Bertahun lamanya harus mendidik, mengayomi, mengajar ini dan itu. Dan berlangsung belasan tahun lamanya. Sungguh saya tak tahu rasanya, saya hanya bisa membayangkan betapa lama dan melelahkannya pekerjaan itu bagi seorang ibu.
Saya juga tak tahu besarnya kekesalan seorang ibu, sehingga seorang ibu mampu untuk membuang anak-anaknya, untuk tidak mengasihi anak-anaknya. Untuk merasa tak bersalah tak memedulikan kehidupan anak-anaknya.
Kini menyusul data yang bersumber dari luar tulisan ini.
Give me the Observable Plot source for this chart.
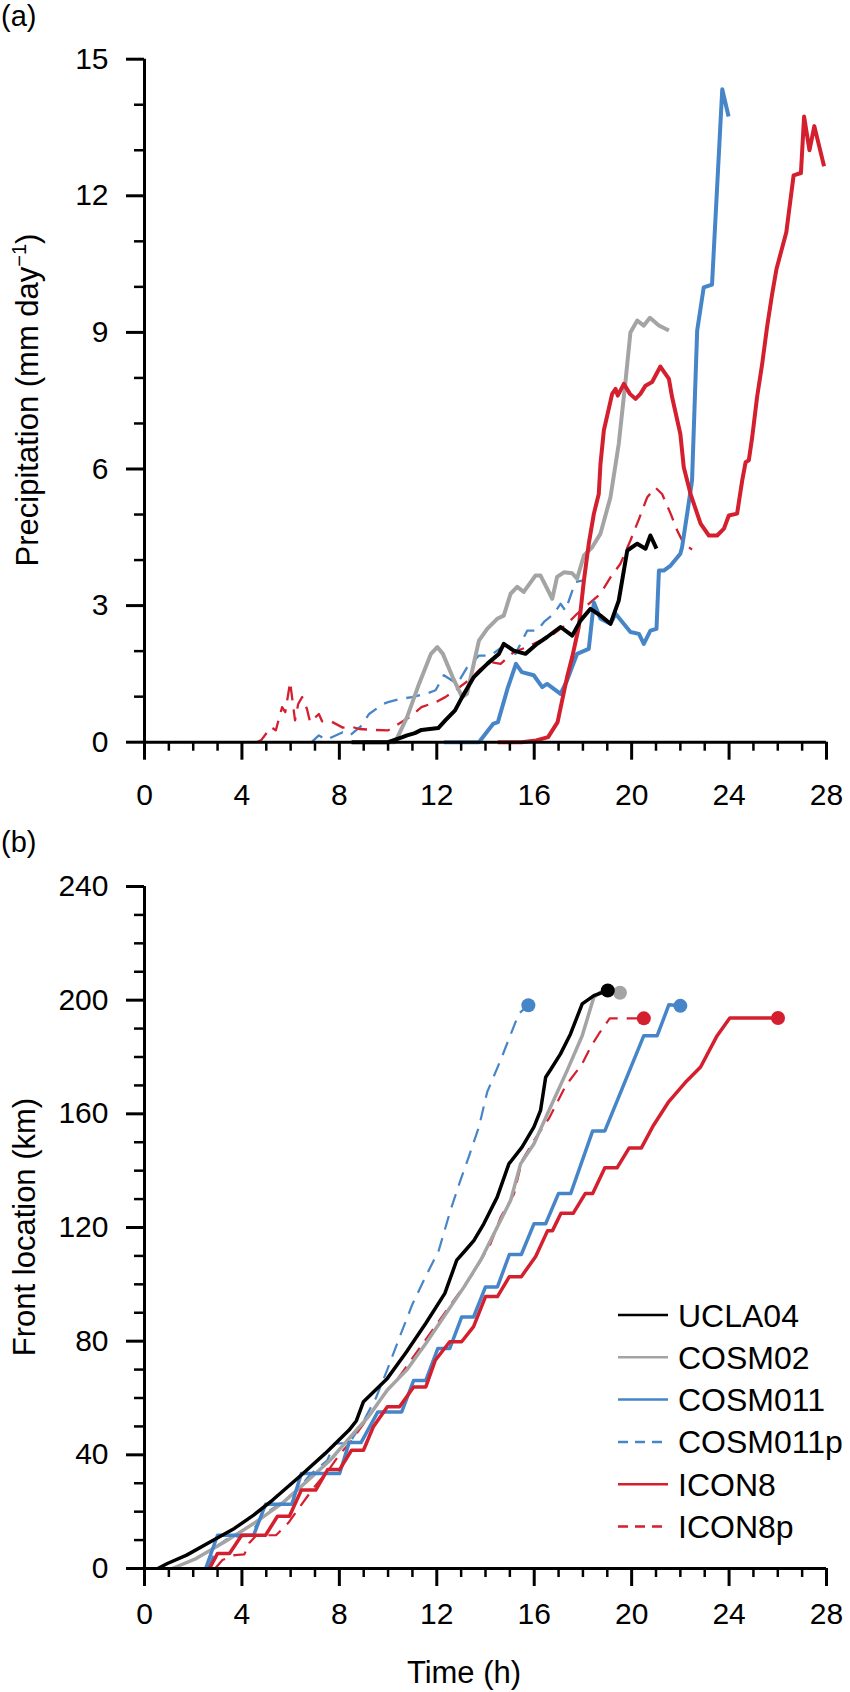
<!DOCTYPE html>
<html><head><meta charset="utf-8">
<script src="https://cdn.jsdelivr.net/npm/d3@7"></script>
<script src="https://cdn.jsdelivr.net/npm/@observablehq/plot@0.6"></script>
<style>
body{margin:0;background:#fff}
#wrap{position:relative;width:850px;height:1692px;font-family:"Liberation Sans",Arial,sans-serif;background:#fff}
#wrap svg{position:absolute;left:0}
</style>
</head><body><div id="wrap"></div>
<script>
// ---- series metadata ----
const seriesNames = ["UCLA04","COSM02","COSM011","COSM011p","ICON8","ICON8p"];
const seriesColors = ["#000000","#a4a4a4","#4686c8","#4686c8","#d41f2e","#d41f2e"];
const seriesDashed = [false,false,false,true,false,true];

// ---- tick values ----
const timeMajor = [0,4,8,12,16,20,24,28];
const timeMinor = [1,2,3,5,6,7,9,10,11,13,14,15,17,18,19,21,22,23,25,26,27];
const precipMajor = [0,3,6,9,12,15];
const precipMinor = [1,2,4,5,7,8,10,11,13,14];
const frontMajor = [0,40,80,120,160,200,240];
const frontMinor = [10,20,30,50,60,70,90,100,110,130,140,150,170,180,190,210,220,230];

// ---- (a) precipitation, [time h, mm/day] ----
const precipUCLA04 = [[8.5,0],[10.0,0],[10.59,0.11],[10.78,0.15],[11.1,0.2],[11.37,0.27],[12.06,0.31],[12.35,0.48],[12.75,0.70],[13.04,0.99],[13.52,1.43],[14.07,1.72],[14.55,1.94],[14.75,2.16],[15.16,2.01],[15.64,1.94],[16.12,2.16],[16.53,2.31],[17.08,2.53],[17.56,2.34],[17.9,2.67],[18.31,2.93],[18.72,2.78],[19.13,2.6],[19.47,3.11],[19.82,4.21],[20.23,4.36],[20.57,4.25],[20.77,4.54],[21.02,4.25]];
const precipCOSM02 = [[9.0,0],[10.29,0],[10.78,0.55],[11.27,1.28],[11.76,1.94],[12.02,2.09],[12.25,1.94],[12.65,1.43],[13.04,0.99],[13.24,1.06],[13.73,2.23],[14.07,2.49],[14.48,2.71],[14.75,2.78],[15.03,3.26],[15.3,3.41],[15.57,3.3],[16.05,3.66],[16.26,3.66],[16.74,3.15],[16.94,3.63],[17.22,3.73],[17.56,3.71],[17.76,3.59],[18.04,4.1],[18.38,4.28],[18.72,4.58],[19.13,5.38],[19.47,6.55],[19.75,7.94],[19.95,9.0],[20.23,9.26],[20.5,9.15],[20.75,9.32],[21.12,9.15],[21.53,9.04]];
const precipCOSM011 = [[12.3,0],[13.73,0],[14.31,0.4],[14.51,0.44],[14.9,1.17],[15.25,1.72],[15.49,1.54],[15.98,1.47],[16.33,1.21],[16.53,1.28],[17.08,1.06],[17.35,1.36],[17.76,1.94],[18.24,2.05],[18.45,3.07],[18.72,2.71],[19.13,2.6],[19.34,2.82],[19.95,2.42],[20.3,2.38],[20.5,2.16],[20.77,2.45],[21.02,2.49],[21.12,3.77],[21.32,3.77],[21.6,3.88],[22.0,4.14],[22.07,4.28],[22.28,5.02],[22.48,5.75],[22.62,7.94],[22.69,9.04],[22.96,9.99],[23.3,10.05],[23.72,14.34],[23.98,13.74]];
const precipCOSM011p = [[6.86,0],[7.16,0.15],[7.45,0.05],[8.14,0.22],[8.43,0.15],[8.92,0.37],[9.22,0.62],[9.8,0.84],[10.0,0.88],[10.5,0.95],[10.98,0.99],[11.54,1.06],[11.95,1.14],[12.29,1.47],[12.84,1.28],[13.25,1.65],[13.73,1.9],[14.2,1.9],[14.75,2.12],[15.23,1.94],[15.71,2.45],[16.12,2.45],[16.4,2.64],[16.8,2.82],[17.08,3.04],[17.28,2.89],[17.69,3.52],[17.97,3.55]];
const precipICON8 = [[14.5,0],[15.49,0],[16.08,0.04],[16.57,0.11],[16.96,0.44],[17.16,0.95],[17.35,1.43],[17.56,1.87],[17.83,2.53],[18.04,3.55],[18.24,4.36],[18.45,5.02],[18.65,5.45],[18.72,6.11],[18.86,6.85],[19.2,7.65],[19.34,7.76],[19.43,7.61],[19.68,7.87],[19.93,7.65],[20.16,7.54],[20.36,7.65],[20.57,7.83],[20.84,7.91],[21.18,8.25],[21.53,7.98],[21.66,7.58],[22.0,6.77],[22.14,6.04],[22.42,5.45],[22.83,4.8],[23.17,4.54],[23.51,4.54],[23.79,4.69],[23.99,4.98],[24.33,5.02],[24.54,5.75],[24.68,6.15],[24.81,6.19],[24.95,6.7],[25.15,7.58],[25.36,8.31],[25.56,9.12],[25.77,9.85],[25.95,10.4],[26.35,11.2],[26.65,12.45],[26.95,12.5],[27.08,13.74],[27.3,13.0],[27.5,13.53],[27.9,12.65]];
const precipICON8p = [[4.6,0],[4.8,0.05],[5.2,0.33],[5.39,0.26],[5.65,0.77],[5.78,0.66],[5.98,1.32],[6.04,1.06],[6.18,0.48],[6.31,0.84],[6.47,0.99],[6.67,0.73],[6.8,0.44],[7.16,0.62],[7.29,0.46],[7.65,0.46],[8.14,0.32],[8.43,0.35],[8.82,0.29],[9.41,0.27],[10.0,0.26],[10.49,0.42],[10.88,0.55],[11.37,0.77],[11.96,0.88],[12.35,0.99],[12.84,1.17],[13.38,1.39],[13.79,1.61],[14.2,1.76],[14.62,1.72],[15.16,1.98],[15.71,2.09],[16.26,2.23],[16.8,2.38],[17.35,2.6],[17.76,2.82],[18.31,3.07],[18.72,3.26],[19.13,3.62],[19.54,3.92],[19.95,4.43],[20.3,4.9],[20.64,5.38],[20.98,5.59],[21.25,5.45],[21.6,5.02],[21.87,4.65],[22.14,4.36],[22.48,4.23]];

// ---- (b) front location, [time h, km] ----
const frontUCLA04 = [[0.55,0],[0.94,1.76],[1.73,4.7],[2.71,9.4],[3.69,14.1],[4.48,18.8],[5.26,24.1],[6.44,32.9],[7.42,40.5],[8.4,48.7],[8.7,52],[8.99,58.7],[9.97,66.9],[10.76,76.3],[11.55,86.3],[12.33,96.8],[12.82,108.5],[13.17,111.9],[13.52,115.4],[13.93,121.3],[14.48,130.7],[14.96,142.4],[15.5,148.3],[15.99,155.4],[16.26,161.2],[16.47,172.9],[16.67,175.5],[17.08,181.1],[17.49,188.1],[17.97,198.7],[18.45,201.6],[19.02,203.4]];
const frontCOSM02 = [[1.14,0],[2.12,3.5],[3.3,9.4],[4.48,15.8],[5.65,22.9],[6.64,30.5],[7.62,38.1],[8.4,45.8],[9.19,53.4],[9.97,62.8],[10.76,69.8],[11.55,79.2],[12.33,89.1],[13.12,99.1],[13.8,108.5],[14.48,120.1],[15.03,129.5],[15.44,142.4],[15.99,149.5],[16.67,162.4],[17.35,175.2],[17.97,187.5],[18.45,201.1],[18.72,202.8],[19.52,202.6]];
const frontCOSM011 = [[2.51,0],[3.0,11.7],[4.48,11.7],[4.97,22.6],[6.05,22.6],[6.44,33.4],[8.01,33.4],[8.4,44.3],[8.89,44.3],[9.58,55.1],[10.56,55.1],[11.05,66.2],[11.55,66.2],[12.04,77.4],[12.53,77.4],[13.02,88.5],[13.51,88.5],[14.0,99.1],[14.49,99.1],[14.98,110.5],[15.47,110.5],[15.99,121.3],[16.47,121.3],[17.0,132],[17.5,132],[18.4,154],[18.9,154],[20.5,187.5],[21.05,187.5],[21.53,198.4],[22.0,198.0]];
const frontCOSM011p = [[2.6,0],[3.0,8],[3.5,11],[4.3,11.5],[4.9,19],[5.5,22.5],[6.2,27],[6.8,33],[7.5,38],[7.8,44],[8.4,44],[9.0,52],[9.5,60],[9.97,70],[10.5,82],[11.0,93],[11.5,102],[12.08,111.9],[12.56,126],[12.97,136.6],[13.31,144.8],[13.73,155.4],[14.07,167.7],[14.62,178.9],[15.37,195.3],[15.76,198.2]];
const frontICON8 = [[2.67,0],[3.0,5.3],[3.49,5.3],[3.99,11.7],[4.97,11.7],[5.46,18.4],[5.95,18.4],[6.44,27.6],[7.03,27.6],[7.52,34.8],[8.01,34.8],[8.5,41.6],[8.99,41.6],[9.39,49.8],[9.97,56.9],[10.47,56.9],[11.05,63.9],[11.55,63.9],[11.94,73.3],[12.53,79.8],[13.02,79.8],[13.51,85.1],[14.0,95.7],[14.49,95.7],[14.98,102.7],[15.47,102.7],[16.06,109.8],[16.55,118.9],[16.75,118.9],[17.1,125],[17.6,125],[18.1,132],[18.4,132],[18.9,141],[19.4,141],[19.9,148],[20.4,148],[20.9,156],[21.5,164],[22.2,171],[22.83,176.5],[23.51,187.5],[24.03,193.7],[26.01,193.7]];
const frontICON8p = [[2.9,0],[3.2,3],[3.7,4.7],[4.1,5],[4.3,9],[4.6,11.7],[5.4,11.7],[5.9,16],[6.4,22],[7.0,29],[7.5,34],[8.0,40],[8.5,45],[9.0,51],[9.5,57],[10.0,63],[10.5,68],[11.0,74],[11.5,80],[12.0,86],[12.5,92],[13.0,98],[13.5,104],[14.21,114.3],[14.62,123.6],[15.17,131.8],[15.5,143.6],[15.99,150.6],[16.6,158.3],[17.3,170],[17.97,177.6],[18.31,183.4],[18.65,188.1],[19.1,193.6],[20.5,193.6]];

// end markers of front (b)
const frontEndT = [19.02,19.52,22.0,15.76,26.01,20.5];
const frontEndKm = [203.4,202.6,198.0,198.2,193.7,193.6];

const precipSeries = [precipUCLA04,precipCOSM02,precipCOSM011,precipCOSM011p,precipICON8,precipICON8p];
const frontSeries = [frontUCLA04,frontCOSM02,frontCOSM011,frontCOSM011p,frontICON8,frontICON8p];
const drawOrder = [3,5,1,2,4,0];

function seriesMarks(arrs, solidW, dashW) {
  return drawOrder.map(i => Plot.line(arrs[i], {
    x: d => d[0], y: d => d[1],
    stroke: seriesColors[i],
    strokeWidth: seriesDashed[i] ? dashW : solidW,
    strokeDasharray: seriesDashed[i] ? "14,9" : null,
    strokeLinejoin: "round", strokeLinecap: "butt"
  }));
}
function axisMarks(xPad, yMaj, yMin) {
  return [
    Plot.axisX(timeMinor, {tickSize: 9, strokeWidth: 2.5, tickFormat: () => "", label: null}),
    Plot.axisX(timeMajor, {tickSize: 18, strokeWidth: 3, tickPadding: xPad, fontSize: 30, label: null}),
    Plot.axisY(yMin, {tickSize: 10, strokeWidth: 2.5, tickFormat: () => "", label: null}),
    Plot.axisY(yMaj, {tickSize: 18, strokeWidth: 3, tickPadding: 18, fontSize: 30, label: null}),
    Plot.ruleY([0], {strokeWidth: 3}),
    Plot.ruleX([0], {strokeWidth: 3})
  ];
}
const baseStyle = {fontFamily: '"Liberation Sans", Arial, sans-serif', background: "transparent", color: "black", overflow: "visible"};

const plotA = Plot.plot({
  width: 850, height: 800,
  marginLeft: 144, marginRight: 24, marginTop: 58.7, marginBottom: 58.3,
  x: {domain: [0, 28]}, y: {domain: [0, 15]},
  style: baseStyle,
  marks: [...seriesMarks(precipSeries, 4, 2.3), ...axisMarks(23.5, precipMajor, precipMinor)]
});

const endDots = drawOrder.map(i => Plot.dot([[frontEndT[i], frontEndKm[i]]], {
  x: d => d[0], y: d => d[1], r: 7, fill: seriesColors[i], stroke: "none"
}));
const plotB = Plot.plot({
  width: 850, height: 892,
  marginLeft: 144, marginRight: 24, marginTop: 86, marginBottom: 124,
  x: {domain: [0, 28]}, y: {domain: [0, 240]},
  style: baseStyle,
  marks: [...seriesMarks(frontSeries, 3.5, 2.2), ...endDots, ...axisMarks(16.5, frontMajor, frontMinor)]
});

const wrap = document.getElementById("wrap");
plotA.style.top = "0px";
plotB.style.top = "800px";
wrap.appendChild(plotB);
wrap.appendChild(plotA);

const ff = '"Liberation Sans", Arial, sans-serif';
// titles and labels for (a)
const sA = d3.select(plotA);
sA.append("text").attr("x", 1).attr("y", 26).attr("text-anchor", "start").attr("font-size", 29).attr("font-family", ff).attr("fill", "black").text("(a)");
const yt = sA.append("text").attr("transform", "translate(38,400) rotate(-90)").attr("text-anchor", "middle")
  .attr("font-size", 31).attr("font-family", ff).attr("fill", "black");
yt.append("tspan").text("Precipitation (mm day");
yt.append("tspan").attr("dy", -12).attr("font-size", 20).text("\u22121");
yt.append("tspan").attr("dy", 12).text(")");

// titles, labels and legend for (b)
const sB = d3.select(plotB);
sB.append("text").attr("x", 1).attr("y", 52).attr("text-anchor", "start").attr("font-size", 29).attr("font-family", ff).attr("fill", "black").text("(b)");
sB.append("text").attr("transform", "translate(35,427) rotate(-90)").attr("text-anchor", "middle")
  .attr("font-size", 31).attr("font-family", ff).attr("fill", "black").text("Front location (km)");
sB.append("text").attr("x", 464).attr("y", 882.5).attr("text-anchor", "middle")
  .attr("font-size", 31).attr("font-family", ff).attr("fill", "black").text("Time (h)");
const lg = sB.append("g");
seriesNames.forEach((n, i) => {
  const y = 515 + i * 42.3;
  lg.append("line").attr("x1", 618).attr("x2", 668).attr("y1", y).attr("y2", y)
    .attr("stroke", seriesColors[i]).attr("stroke-width", 2.5)
    .attr("stroke-dasharray", seriesDashed[i] ? "10,7" : null);
  lg.append("text").attr("x", 678).attr("y", y).attr("dy", "0.36em").attr("text-anchor", "start")
    .attr("font-size", 32).attr("font-family", ff).attr("fill", "black").text(n);
});
</script></body></html>
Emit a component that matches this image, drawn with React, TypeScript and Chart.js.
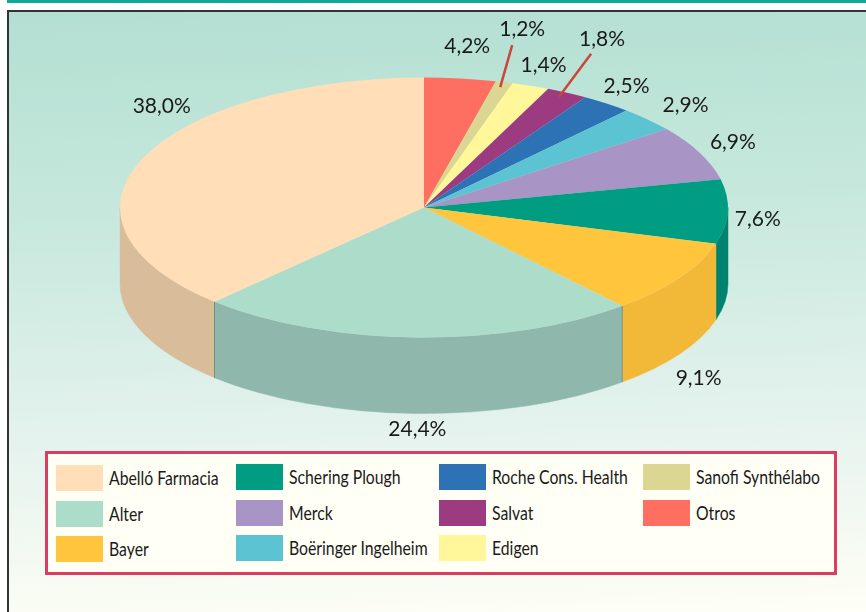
import React, { useEffect, useRef } from "react";
import { Chart, registerables } from "chart.js";

Chart.register(...registerables);

// Clockwise from 12 o'clock, as drawn in the reference.
const sliceNames = ["Otros", "Sanofi Synthélabo", "Edigen", "Salvat", "Roche Cons. Health", "Boëringer Ingelheim", "Merck", "Schering Plough", "Bayer", "Alter", "Abelló Farmacia"];
// Printed labels.
const percentLabels = ["4,2%", "1,2%", "1,4%", "1,8%", "2,5%", "2,9%", "6,9%", "7,6%", "9,1%", "24,4%", "38,0%"];
// Angular shares as actually drawn in the reference (it deviates slightly from the printed labels).
const drawnShares = [3.8, 0.9, 2.0, 2.2, 2.7, 3.1, 6.8, 8.0, 9.2, 23.4, 37.9];
const topColors = ["#FF6F61", "#DBD793", "#FFF79A", "#9D3B80", "#2E72B6", "#5CC3D3", "#A994C6", "#009D82", "#FFC53D", "#ACDCCA", "#FFDEB8"];
const sideColors = ["#D9584D", "#BDB97C", "#DDD584", "#7F2F68", "#255C93", "#4BA0AE", "#8B79A3", "#00836E", "#F2B838", "#8FB7AB", "#D9BD9B"];
// Label offset from the rim point at the middle of each slice.
const labelOffsetX = [7, 18, 13, 35, 20, 38, 33, 30, 19, 1, 20];
const labelOffsetY = [-32, -53, -21, -54, -17, -14, -11, 8, 100, 92, -53];
// Leader lines: slice, offsets from its rim point.
const leaderSlices = ["Sanofi Synthélabo", "Salvat"];
const leaderInner = [[-4, 5], [-8, 4]];
const leaderOuter = [[8, -37], [24, -39]];
// Legend is read column by column.
const legendColumns = [
  ["Abelló Farmacia", "Alter", "Bayer"],
  ["Schering Plough", "Merck", "Boëringer Ingelheim"],
  ["Roche Cons. Health", "Salvat", "Edigen"],
  ["Sanofi Synthélabo", "Otros"],
];
const legendColumnX = [56, 236, 439, 643];
const legendColumnTop = [465, 464, 464, 464];
const legendRowGap = [0, 36, 71];

const FLATTEN = 130 / 304;
const CENTER_Y = 207.5;
const DEPTH = 76;
const FONT = "Lato, sans-serif";

const pie3d = {
  id: "pie3d",
  beforeDatasetsDraw(chart: any) {
    const { ctx } = chart;
    const arcs = chart.getDatasetMeta(0).data;
    ctx.save();
    arcs.forEach((arc: any, i: number) => {
      const { x: cx, outerRadius: r, startAngle, endAngle } = arc;
      const a0 = Math.max(startAngle, 0);
      const a1 = Math.min(endAngle, Math.PI);
      if (a1 <= a0) return;
      const ry = r * FLATTEN;
      ctx.beginPath();
      ctx.ellipse(cx, CENTER_Y, r, ry, 0, a0, a1, false);
      ctx.ellipse(cx, CENTER_Y + DEPTH, r, ry, 0, a1, a0, true);
      ctx.closePath();
      ctx.fillStyle = sideColors[i];
      ctx.fill();
      ctx.strokeStyle = sideColors[i];
      ctx.lineWidth = 0.5;
      ctx.stroke();
    });
    // seams either side of the Alter wall
    const alter = arcs[sliceNames.indexOf("Alter")];
    [alter.startAngle, alter.endAngle].forEach((a: number) => {
      const x = alter.x + alter.outerRadius * Math.cos(a);
      const y = CENTER_Y + alter.outerRadius * FLATTEN * Math.sin(a);
      ctx.beginPath();
      ctx.moveTo(x, y);
      ctx.lineTo(x, y + DEPTH);
      ctx.strokeStyle = "#76907F";
      ctx.lineWidth = 1;
      ctx.stroke();
    });
    const first = arcs[0];
    ctx.translate(first.x, CENTER_Y);
    ctx.scale(1, FLATTEN);
    ctx.translate(-first.x, -first.y);
  },
  afterDatasetsDraw(chart: any) {
    const { ctx } = chart;
    ctx.restore();
    const arcs = chart.getDatasetMeta(0).data;
    const rim = (arc: any) => {
      const m = (arc.startAngle + arc.endAngle) / 2;
      return [arc.x + arc.outerRadius * Math.cos(m), CENTER_Y + arc.outerRadius * FLATTEN * Math.sin(m)];
    };
    ctx.save();
    leaderSlices.forEach((name, i) => {
      const [x, y] = rim(arcs[sliceNames.indexOf(name)]);
      ctx.beginPath();
      ctx.moveTo(x + leaderInner[i][0], y + leaderInner[i][1]);
      ctx.lineTo(x + leaderOuter[i][0], y + leaderOuter[i][1]);
      ctx.strokeStyle = "#C8473A";
      ctx.lineWidth = 2.5;
      ctx.stroke();
    });
    ctx.font = `21px ${FONT}`;
    ctx.fillStyle = "#1a1a1a";
    ctx.textAlign = "center";
    ctx.textBaseline = "middle";
    arcs.forEach((arc: any, i: number) => {
      const [x, y] = rim(arc);
      ctx.fillText(percentLabels[i], x + labelOffsetX[i], y + labelOffsetY[i]);
    });
    ctx.restore();
  },
};

export default function App() {
  const ref = useRef<HTMLCanvasElement>(null);
  useEffect(() => {
    const chart = new Chart(ref.current as HTMLCanvasElement, {
      type: "pie",
      data: {
        labels: sliceNames,
        datasets: [{ data: drawnShares, backgroundColor: topColors, borderWidth: 0, clip: false } as any],
      },
      options: {
        animation: false,
        responsive: false,
        events: [],
        layout: { padding: { left: 120, right: 138, top: 0, bottom: 4 } },
        plugins: { legend: { display: false }, tooltip: { enabled: false } },
      },
      plugins: [pie3d],
    });
    return () => chart.destroy();
  }, []);

  return (
    <div style={{ position: "absolute", left: 0, top: 0, width: 866, height: 612, overflow: "hidden", background: "#fff", fontFamily: FONT }}>
      <div style={{ position: "absolute", left: 7, top: 0, right: 0, height: 3, background: "#10A896" }} />
      <div style={{ position: "absolute", left: 7, top: 10, right: -4, bottom: -4, borderLeft: "2px solid #333", borderTop: "2px solid #333", background: "linear-gradient(178deg, #B3DFD2 0%, #C6E8DC 32%, #E6F3EE 70%, #FFFFF5 100%)" }} />
      <canvas ref={ref} width={866} height={612} style={{ position: "absolute", left: 0, top: 0, width: 866, height: 612 }} />
      <div style={{ position: "absolute", left: 45, top: 451, width: 786, height: 118, border: "3px solid #DC3C60", background: "#FFFFF5" }} />
      {legendColumns.map((col, c) =>
        col.map((name, r) => {
          const top = legendColumnTop[c] + legendRowGap[r];
          const color = topColors[sliceNames.indexOf(name)];
          return (
            <React.Fragment key={name}>
              <div style={{ position: "absolute", left: legendColumnX[c], top, width: 47, height: 26, background: color }} />
              <div style={{ position: "absolute", left: legendColumnX[c] + 53, top, lineHeight: "26px", fontSize: 19, color: "#1a1a1a", whiteSpace: "nowrap", transform: "scaleX(0.83)", transformOrigin: "left" }}>{name}</div>
            </React.Fragment>
          );
        })
      )}
    </div>
  );
}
Untuk merasa terganggu akan kehadiran anak-anaknya di dalam rumah.
Pada saat saya bersantap di rumah makan rawon dengkul bersama dua teman, kami bercakap-cakap mengenai banyak hal. Maka sampailah kepada cerita soal bagaimana seorang ibu yang juga seorang profesional, tak peduli dengan kehidupan anaknya yang dilahirkan dari hubungan gelapnya.
Saya telah banyak kali mendengar bahwa seorang ibu atau orangtua akan selalu berjuang untuk sesuatu yang terbaik untuk anak-anaknya. Saya sudah acap kali mendengar bahwa betapa anak-anak dapat melahirkan kejengkelan yang sangat, tetapi toh orangtua tak mungkin mengusirnya, betapapun kesalnya sudah sampai ke ubun-ubun.
Saya juga tak mengerti ada orangtua yang memutuskan hubungan darah dagingnya, ada yang menjual dan meniduri anaknya sendiri dengan sejuta alasan yang masuk akal orangtua, dan tetap tak masuk akal di otak saya.
Mungkin karena otak saya jongkok, jadi hal-hal seperti itu tak bisa saya jangkau untuk dimengerti, termasuk bagaimana seorang ibu mempunyai ketegaan yang sangat untuk mampu meninggalkan anak tak hanya di tepi jalan, tapi juga bayinya di tong sampah seperti yang saya dengar ketika mengunjungi sebuah panti asuhan.
Mungkin menjadi orangtua itu membutuhkan kekuatan untuk menghadapi tantangan, memiliki kematangan pribadi dan kesehatan jiwa. Bukan hanya sekadar menikah dan melahirkan. Alangkah egoisnya ketika orangtua tak siap, anak yang menjadi sasaran.
Hujan turun dengan derasnya pada sore hari ketika saya hampir menyelesaikan tulisan ini. Saya jadi berpikir di dunia ini memang selalu ada dua hal yang ekstrem.